Le matin de la course, El Niño fait encore des siennes : le mercure est au-dessus de 0 °C et il tombe une fine bruine. Les lunettes restèrent dans le sac et je mis ma visière. Sur l’aire adjacente au départ, c’était la frénésie des skieurs et skieuses qui fartaient ou refartaient. Mes skis étaient déjà prêts, je le croyais. Je passai devant la tente Swix où deux » Messieurs Swix » donnaient leurs conseils et fartaient les skis de ceux qui le voulaient bien. J’aperçus leur outil à rainurer, un superbe appareil en inox avec deux couteaux cylindriques. Mon petit outil Toko en plastique jaune, avec trois côtés sur quatre de cassés, utilisé la veille, m’apparut tout à coup inadéquat. Je m’empressai de faire rainurer mes skis par le technicien Swix. Soulagement. Je passai ensuite devant la tente Toko où je demandai au » Monsieur Toko » quelle était sa recommandation pour la prise. Réponse : klister Toko multigrade -1 -6 recouvert de klister Toko orange. Malheur ! Je n’avais mis que du Toko orange. » Que dois-je faire, demandai-je ? » » Recommence. Prend un bon grattoir et enlève ton orange, mets de la multigrade puis de l’orange. Tu vas voir, ça s’enlève bien. »
Oui, oui, je me précipitai à la voiture pour prendre mon coffre de fartage, mais rendu là… » de la M… !, un instant ! » Le bon sens me revint et comme je dis souvent que la première idée est la meilleure, les skis restèrent tels quels mais je glissai un tube de klister rouge dans la poche de mon lycra, au cas où. Je m’échauffai mieux au lieu de refarter.
Et puis, c’est le départ. » Hum ! Ça dérape un peu. Attendons quelques kilomètres. » Dans la boucle du camping, ça ne glissait pas, je m’essoufflais. Probablement les conditions de neige molle, un départ trop rapide et surtout un entraînement moins poussé que par les années passées, mais le cerveau disait : » Maudite poudre ! Ça ne marche pas. » Puis le second souffle arriva et je me rendis compte que ma glisse était meilleure que la plupart des skieurs de mon peloton. Je dérapais toujours un peu, et à ce moment ça allait, mais je devrais sûrement refarter avant les grandes montées des derniers 25 km. Au 25e km, j’enfilai deux traces de klister rouge sous chaque ski. J’avais perdu des positions mais je les rattrapai vite avec mon nouveau fartage. Puis, El Niño ! Encore ! Avec cette fois-ci de la pluie ! Elle n’arrêtera qu’une heure après la fin de ma course.

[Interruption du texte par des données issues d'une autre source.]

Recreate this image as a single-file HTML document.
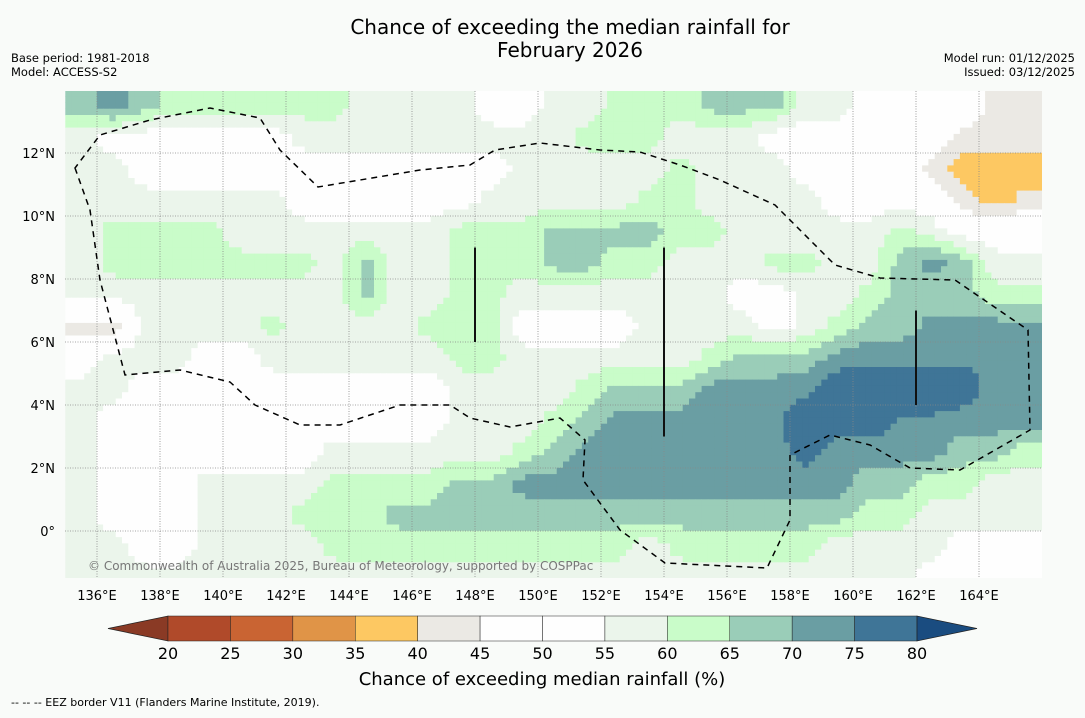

Je continuais à remonter des skieurs. À l’approche de l’un deux, je l’entendis qui pestiférait : » Maudite pluie, maudites lunettes « , puis d’un coup de rage, il lança ses » Briko » dans la forêt. Je regardai les lunettes, j’hésitai… trop loin, je perdrai trop de temps à les récupérer, j’ai continué. Il pleuvait de plus belle, mais avec la » Cera-F » j’avais une glisse du tonnerre. Merci Éric. Je dû quand même me rendre à l’évidence que je n’avais pas suffisamment de klister rouge, les montées deviendraient plus prononcées et plus difficiles. J’arrêtai une deuxième fois et ne lésinai pas sur le rouge. » Aie ! » Pendant que j’avais le pouce sur le klister, la première femme me doubla. Il aurait bien fallu cinq à six tubes de rouge pour coller par terre mon orgueil. Je l’ai vite rattrapée, ainsi que tous les autres skieurs qui auraient dû, comme moi, perdre cinq minutes et refarter. Je skiais alors à mon meilleur et l’énergie ne manquait pas. Les dernières montées apparurent interminables. Un dernier coup de cœur pour franchir les derniers kilomètres, et voilà : 3 h 30 min 43 s, mais pas de spectateurs pour encourager ou applaudir, à cause d’El Niño. J’étais trempé mais satisfait.
Après avoir enfilé des vêtements secs, pris un bon repas, s’être raconté, chacun, entre amis les hauts faits de notre course, le dégommage des skis s’imposa avant de les ranger dans l’auto pour le retour. À bien y penser, du Klister rouge recouvert de klister argenté, ça aurait été parfait. Au prochain rendez-vous avec El Niño.